If positions were reversed and our troops held out so courageously and well, their defense would be recorded as one of the most glorious examples of tenacity, bravery, and sacrifice in the history of our nation. But, sitting in the security and relative luxury of our quarters, I listen to American Army officers refer to these Japanese soldiers as “yellow sons of bitches.” Their desire is to exterminate the Jap ruthlessly, even cruelly. I have not heard a word of respect or compassion spoken of our enemy since I came here.
It is not the willingness to kill on the part of our soldiers which most concerns me. That is an inherent part of war. It is our lack of respect for even the admirable characteristics of our enemy - for courage, for suffering, for death, for his willingness to die for his beliefs, for his companies and squadrons which go forth, one after another, to annihilation against our superior training and equipment. What is courage for us is fanaticism for him. We hold his examples of atrocity screamingly to the heavens while we cover up our own and condone them as just retribution for his acts. [. . .]
We must bomb them out, those Jap soldiers, because this is war, and if we do not kill them, they will kill us now that we have removed the possibility of surrender.
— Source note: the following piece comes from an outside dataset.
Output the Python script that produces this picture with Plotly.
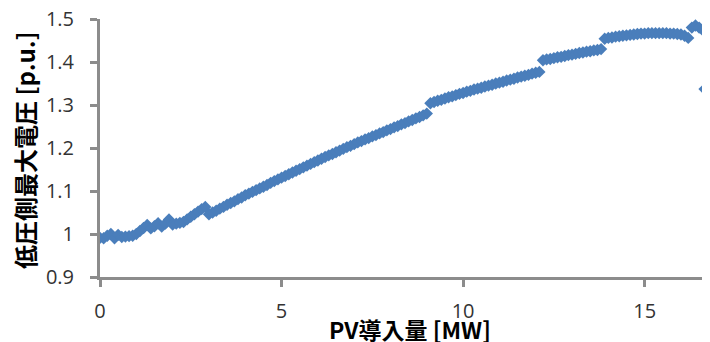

But I would have more respect for the character of our people if we could give them a decent burial instead of kicking in the teeth of corpses, and pushing their bodies into hollows in the ground, scooped out and covered up by bulldozers. After that, we will leave their graves unmarked and say, “That’s the only way to handle the yellow sons of bitches.”
Over to the 35th Fighter Squadron in the evening to give a half hour’s talk to the pilots on fuel economy and the P-38.’